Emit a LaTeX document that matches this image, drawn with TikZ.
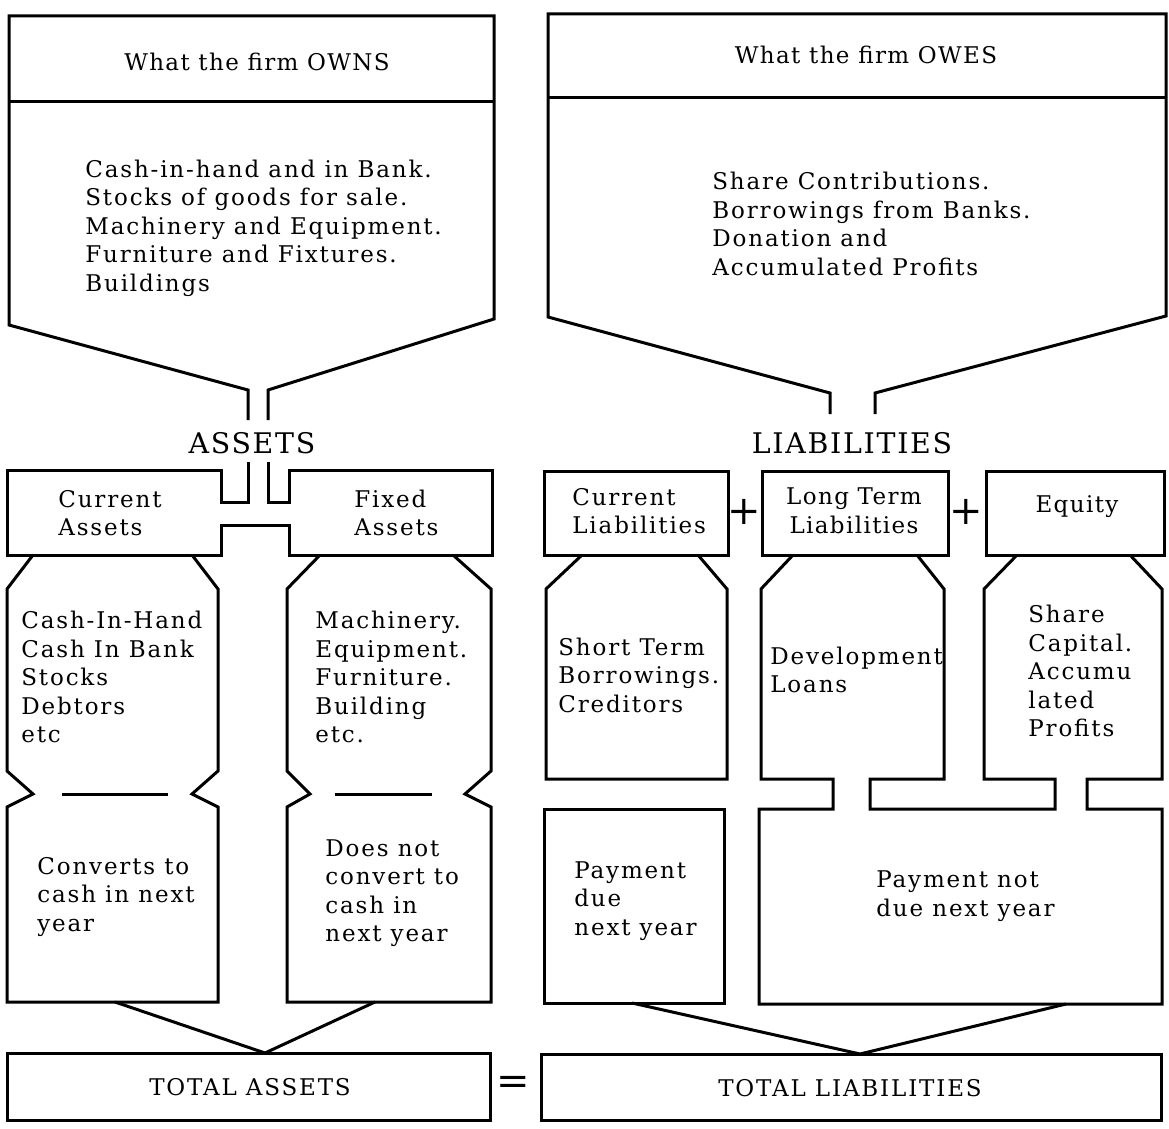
\documentclass[tikz,border=0pt]{standalone}
\usepackage{fontspec}
\setmainfont[LetterSpace=6]{DejaVu Serif}
\newfontfamily\listfamily[LetterSpace=8]{DejaVu Serif}
\newcommand{\listfont}{\listfamily\fontsize{11.5}{14.25}\selectfont}
\newcommand{\bigfont}{\fontsize{14.2}{16}\selectfont}
\tikzset{
	wall/.style={line width=1.5pt, line join=miter},
	list/.style={align=left, inner sep=0pt, anchor=west, font=\listfont},
	title/.style={inner sep=0pt, font=\fontsize{11.5}{14.25}\selectfont},
	sign/.style={inner sep=0pt, font=\fontsize{20}{20}\selectfont},
}

\begin{document}
\begin{tikzpicture}[x=0.5pt, y=-0.5pt]
	\useasboundingbox (0,0) rectangle (1169,1129);

	% what the firm owns / owes
	\draw [wall] (248,420) -- (248,390) -- (9,325) -- (9,16) -- (494,16) -- (494,319) -- (268,390) -- (268,420);
	\draw [wall] (9,102) -- (494,102);
	\draw [wall] (830,414) -- (830,393) -- (548,317) -- (548,14) -- (1166,14) -- (1166,316) -- (875,393) -- (875,414);
	\draw [wall] (548,98) -- (1166,98);
	\node [title] (owns) at (257,62) {What the firm OWNS};
	\node [title] (owes) at (866,55) {What the firm OWES};
	\node [list] (ownslist) at (85,228) {Cash-in-hand and in Bank.\\Stocks of goods for sale.\\Machinery and Equipment.\\Furniture and Fixtures.\\Buildings};
	\node [list] (oweslist) at (712,224) {Share Contributions.\\Borrowings from Banks.\\Donation and\\Accumulated Profits};
	\node [title, font=\bigfont] (assets) at (252,443) {ASSETS};
	\node [title, font=\bigfont] (liab) at (852,443) {LIABILITIES};

	% assets side
	\draw [wall] (248,462) -- (248,502) -- (221,502) -- (221,470) -- (7,470) -- (7,555) -- (221,555) -- (221,525) -- (289,525) -- (289,555) -- (492,555) -- (492,470) -- (289,470) -- (289,502) -- (268,502) -- (268,462);
	\draw [wall] (33,555) -- (7,589) -- (7,771) -- (33,794) -- (7,807) -- (7,1002) -- (218,1002) -- (218,807) -- (192,794) -- (218,771) -- (218,589) -- (192,555);
	\draw [wall] (62,794) -- (168,794);
	\draw [wall] (320,555) -- (287,589) -- (287,771) -- (310,794) -- (287,807) -- (287,1002) -- (491,1002) -- (491,807) -- (465,794) -- (491,771) -- (491,589) -- (453,555);
	\draw [wall] (335,794) -- (432,794);
	\draw [wall] (115,1002) -- (265,1053) -- (375,1002);
	\draw [wall] (7,1053) rectangle (490,1120);
	\node [list] (curass) at (58,513) {Current\\Assets};
	\node [list] (fixass) at (354,513) {Fixed\\Assets};
	\node [list] (cashlist) at (21,677) {Cash-In-Hand\\Cash In Bank\\Stocks\\Debtors\\etc};
	\node [list] (fixlist) at (315,677) {Machinery.\\Equipment.\\Furniture.\\Building\\etc.};
	\node [list] (convert) at (37,897) {Converts to\\cash in next\\year};
	\node [list] (noconvert) at (325,893) {Does not\\convert to\\cash in\\next year};
	\node [title, font=\listfont] (totass) at (250,1087) {TOTAL ASSETS};
	\node [sign] (eq) at (513,1085) {=};

	% liabilities side
	\draw [wall] (544,471) rectangle (728,555);
	\draw [wall] (762,471) rectangle (948,555);
	\draw [wall] (986,471) rectangle (1164,555);
	\draw [wall] (582,555) -- (546,589) -- (546,779) -- (727,779) -- (727,589) -- (698,555);
	\draw [wall] (793,555) -- (761,589) -- (761,779) -- (833,779) -- (833,809) -- (759,809) -- (759,1004) -- (1162,1004) -- (1162,809) -- (1087,809) -- (1087,779) -- (1162,779) -- (1162,589) -- (1130,555);
	\draw [wall] (917,555) -- (944,589) -- (944,779) -- (870,779) -- (870,809) -- (1055,809) -- (1055,779) -- (984,779) -- (984,589) -- (1017,555);
	\draw [wall] (544,809) rectangle (724,1003);
	\draw [wall] (632,1003) -- (860,1054) -- (1066,1004);
	\draw [wall] (541,1054) rectangle (1161,1120);
	\node [list] (curliab) at (572,511) {Current\\Liabilities};
	\node [title, align=center] (ltliab) at (854,511) {Long Term\\Liabilities};
	\node [title] (equity) at (1077,507) {Equity};
	\node [sign] (plusA) at (744,512) {+};
	\node [sign] (plusB) at (966,512) {+};
	\node [list] (shortlist) at (558,675) {Short Term\\Borrowings.\\Creditors};
	\node [list] (devlist) at (770,670) {Development\\Loans};
	\node [list] (sharelist) at (1028,671) {Share\\Capital.\\Accumu\\lated\\Profits};
	\node [list] (due) at (574,901) {Payment\\due\\next year};
	\node [list] (notdue) at (876,896) {Payment not\\due next year};
	\node [title, font=\listfont] (totliab) at (850,1088) {TOTAL LIABILITIES};
\end{tikzpicture}
\end{document}
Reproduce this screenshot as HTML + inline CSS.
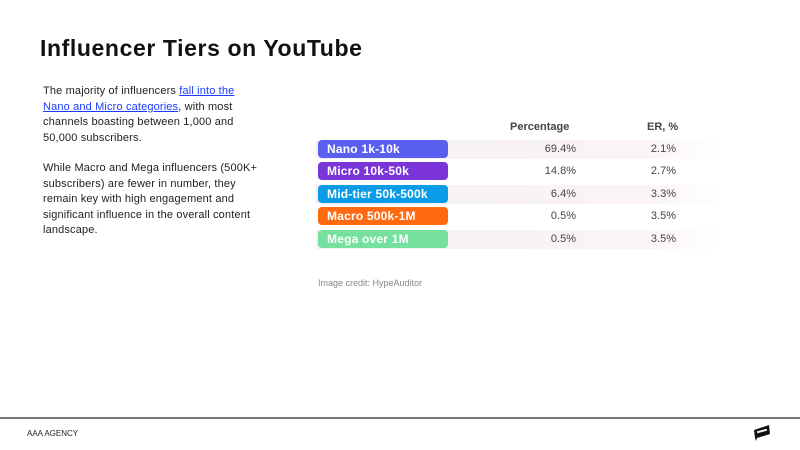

———

Stated exercise: Can the lines from the start of the records through the line with "[title, font=\bigfont] (liab)" be given again exactly, with the pictures left out?

Exercise solution:
Emit a LaTeX document that matches this image, drawn with TikZ.
\documentclass[tikz,border=0pt]{standalone}
\usepackage{fontspec}
\setmainfont[LetterSpace=6]{DejaVu Serif}
\newfontfamily\listfamily[LetterSpace=8]{DejaVu Serif}
\newcommand{\listfont}{\listfamily\fontsize{11.5}{14.25}\selectfont}
\newcommand{\bigfont}{\fontsize{14.2}{16}\selectfont}
\tikzset{
	wall/.style={line width=1.5pt, line join=miter},
	list/.style={align=left, inner sep=0pt, anchor=west, font=\listfont},
	title/.style={inner sep=0pt, font=\fontsize{11.5}{14.25}\selectfont},
	sign/.style={inner sep=0pt, font=\fontsize{20}{20}\selectfont},
}

\begin{document}
\begin{tikzpicture}[x=0.5pt, y=-0.5pt]
	\useasboundingbox (0,0) rectangle (1169,1129);

	% what the firm owns / owes
	\draw [wall] (248,420) -- (248,390) -- (9,325) -- (9,16) -- (494,16) -- (494,319) -- (268,390) -- (268,420);
	\draw [wall] (9,102) -- (494,102);
	\draw [wall] (830,414) -- (830,393) -- (548,317) -- (548,14) -- (1166,14) -- (1166,316) -- (875,393) -- (875,414);
	\draw [wall] (548,98) -- (1166,98);
	\node [title] (owns) at (257,62) {What the firm OWNS};
	\node [title] (owes) at (866,55) {What the firm OWES};
	\node [list] (ownslist) at (85,228) {Cash-in-hand and in Bank.\\Stocks of goods for sale.\\Machinery and Equipment.\\Furniture and Fixtures.\\Buildings};
	\node [list] (oweslist) at (712,224) {Share Contributions.\\Borrowings from Banks.\\Donation and\\Accumulated Profits};
	\node [title, font=\bigfont] (assets) at (252,443) {ASSETS};
	\node [title, font=\bigfont] (liab) at (852,443) {LIABILITIES};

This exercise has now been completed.